Dr Kat Arney, reporting from the National Cancer Research Institute Conference in Birmingham

Part of the show How Cancers Form, Cancer Biology and Future Therapies

Chris - Now we're going to join Kat Arney at the National Cancer Research Institute conference in Birmingham. It's the largest UK annual gathering of researchers who work on cancer around the world. Kat's there at the launch today. We're used to having you here in the studio so it's nice to have you out and about. What's this conference all about?

Kat - The National Cancer Research Institute is a virtual cancer institute that has brought together all the major funding bodies of cancer research in the UK. First of all we heard from Mike Richards, the UK cancer tsar, and he gave us a really exciting overview of what the conference is going to be about and how we're going to hear from so many different cancer researchers over the week. Already we're heard from Fran Balkwill, who's here in the studio with me, and she was talking about how we seem to be entering a golden age for cancer research.

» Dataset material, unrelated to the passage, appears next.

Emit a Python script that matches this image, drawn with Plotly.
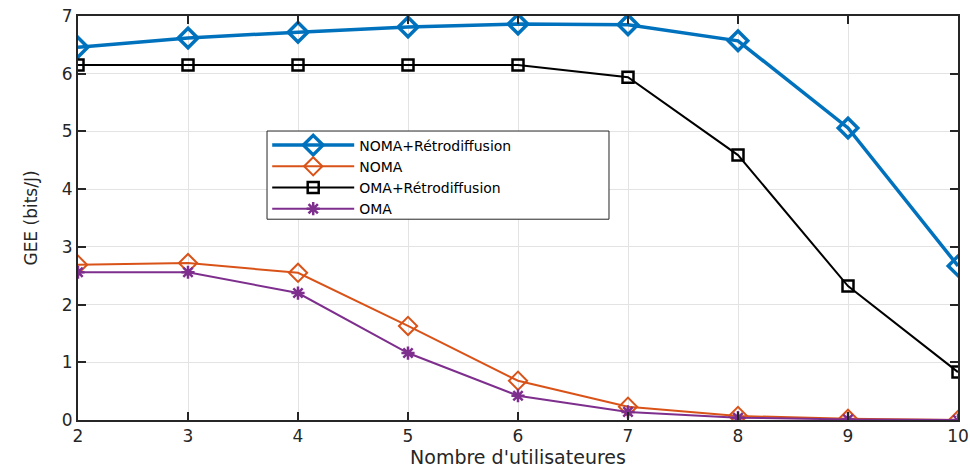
import plotly.graph_objects as go

users = [2, 3, 4, 5, 6, 7, 8, 9, 10]
noma_retro = [6.46, 6.62, 6.72, 6.81, 6.86, 6.85, 6.57, 5.06, 2.67]
noma = [2.69, 2.72, 2.55, 1.63, 0.68, 0.23, 0.07, 0.02, 0.0]
oma_retro = [6.15, 6.15, 6.15, 6.15, 6.15, 5.94, 4.59, 2.32, 0.83]
oma = [2.56, 2.56, 2.20, 1.16, 0.42, 0.14, 0.04, 0.01, 0.0]

FONT = "DejaVu Sans, Liberation Sans, Arial"

fig = go.Figure()
fig.add_trace(go.Scatter(x=users, y=noma_retro, name="NOMA+Rétrodiffusion", mode="lines+markers",
                         line=dict(color="#0072BD", width=3.5),
                         marker=dict(symbol="diamond-open", size=15, color="#0072BD", line=dict(width=3.5))))
fig.add_trace(go.Scatter(x=users, y=noma, name="NOMA", mode="lines+markers",
                         line=dict(color="#D95319", width=2),
                         marker=dict(symbol="diamond-open", size=14, color="#D95319", line=dict(width=2))))
fig.add_trace(go.Scatter(x=users, y=oma_retro, name="OMA+Rétrodiffusion", mode="lines+markers",
                         line=dict(color="#000000", width=2),
                         marker=dict(symbol="square-open", size=11, color="#000000", line=dict(width=2.5))))
fig.add_trace(go.Scatter(x=users, y=oma, name="OMA", mode="lines+markers",
                         line=dict(color="#7E2F8E", width=2),
                         marker=dict(symbol="asterisk-open", size=11, color="#7E2F8E", line=dict(width=2.5, color="#7E2F8E"))))

axis_common = dict(showline=True, linecolor="#262626", linewidth=2, mirror="ticks",
                   ticks="inside", ticklen=8, tickwidth=1.5, tickcolor="#262626",
                   showgrid=True, gridcolor="#e3e3e3", gridwidth=1, zeroline=False, automargin=False,
                   tickfont=dict(family=FONT, size=17, color="#262626"))
fig.update_xaxes(range=[2, 10], tickvals=users, title=dict(text="Nombre d'utilisateures", standoff=6,
                 font=dict(family=FONT, size=19, color="#262626")), **axis_common)
fig.update_yaxes(range=[0, 7], tickvals=[0, 1, 2, 3, 4, 5, 6, 7], title=dict(text="GEE (bits/J)", standoff=20,
                 font=dict(family=FONT, size=17, color="#262626")), **axis_common)

# legend frame drawn as a rectangle behind the (transparent) legend
fig.add_shape(type="rect", xref="paper", yref="paper", x0=0.2148, x1=0.6034, y0=0.497, y1=0.7153,
              line=dict(color="#262626", width=1), fillcolor="white", layer="above")

fig.update_layout(width=970, height=468, margin=dict(l=78, r=12, t=16, b=48, autoexpand=False),
                  plot_bgcolor="white", paper_bgcolor="white",
                  legend=dict(x=0.215, y=0.719, xanchor="left", yanchor="top",
                              bgcolor="rgba(0,0,0,0)", borderwidth=0,
                              font=dict(family=FONT, size=14, color="#000"),
                              tracegroupgap=0, itemwidth=82),
                  showlegend=True)
fig.write_html("out.html", config=dict(displayModeBar=False),
               post_script="document.body.style.margin='0';document.body.style.overflow='hidden';")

We also heard news from Mike Richards that we're going to see £35 million given this year for the establishment of seventeen new experimental cancer medicine centres here in the UK and that's funded by Cancer Research UK and the Department of Health. Tomorrow we're going to find out where these are going to be. We're currently sitting here in the back of the lecture theatre listening to the clinical trails showcase and we're going to have new results coming out; successes in bowel cancer and also in breast cancer. And finally, just today, scientists have discovered a new gene for breast cancer. This is pretty exciting stuff because new genes don't come along all the time. But this a new gene called BRIP1 and the researchers have found that this increases a woman's chance of getting breast cancer; roughly doubling it. So by the age of seventy your risk of breast cancer is about 1 in 12, and this found that if you have a fault in the gene BRIP1, you go to a risk of about 1 in 6. They found this by studying about 3000 women.

Chris - How can we have missed this for so long, Kat, given that it's implicated in so many tumours?

Kat - It's something that's known as a low penetrance gene. They think that faulty BRIP1 is found in about 30 000 women in the UK, but it doesn't mean that you're necessarily going to get breast cancer. They think that faults in BRIP1 actually contribute to around 100 cases of breast cancer in the UK every year.

Chris - And will this form part of the screening programme or is this something of academic interest but not clinical relevance?

Kat - At the moment it's very much of academic interest, but it could mean that we could potentially help screen women in the future and it will also inform the development of new treatments and it's important to know about this. The other thing that's really interesting is hearing Gerard in the studio. You might like to know that Gerard lectured me when I was an undergraduate.

Chris - It's a small world isn't it Gerard? Well Kat, I first met Gerard because I was interviewing him for something completely different but in a similar field when he was over in California and we got talking to each other a few months ago and said that you're so good at talking about your subject, you have to come to Cambridge.

Gerard - How could I refuse?!

Chris - So he very kindly agreed to come to Cambridge on his way to Germany to talk to us this evening.

Kat - Well it's absolutely fantastic to hear him back in the UK.

Chris - But you've also got some good news about cancer research in general haven't you, Kat?]

Kat - A couple of weeks ago Cancer Research UK released their most recent funding figures and in the past year we've spent more than £250 million on cancer research. That's entirely from donations from the public, so that's absolutely fantastic news. Also, Mike Richards has announced that there'll be new experimental medicine centres, so that'll be for testing new drugs, getting what we know academically about cancers and turning those into treatments to make a difference for cancer patients in the future. We've got Fran Balkwill here, who's hopefully going to tell us more about how we can use this knowledge and make some genuine progress in cancer research.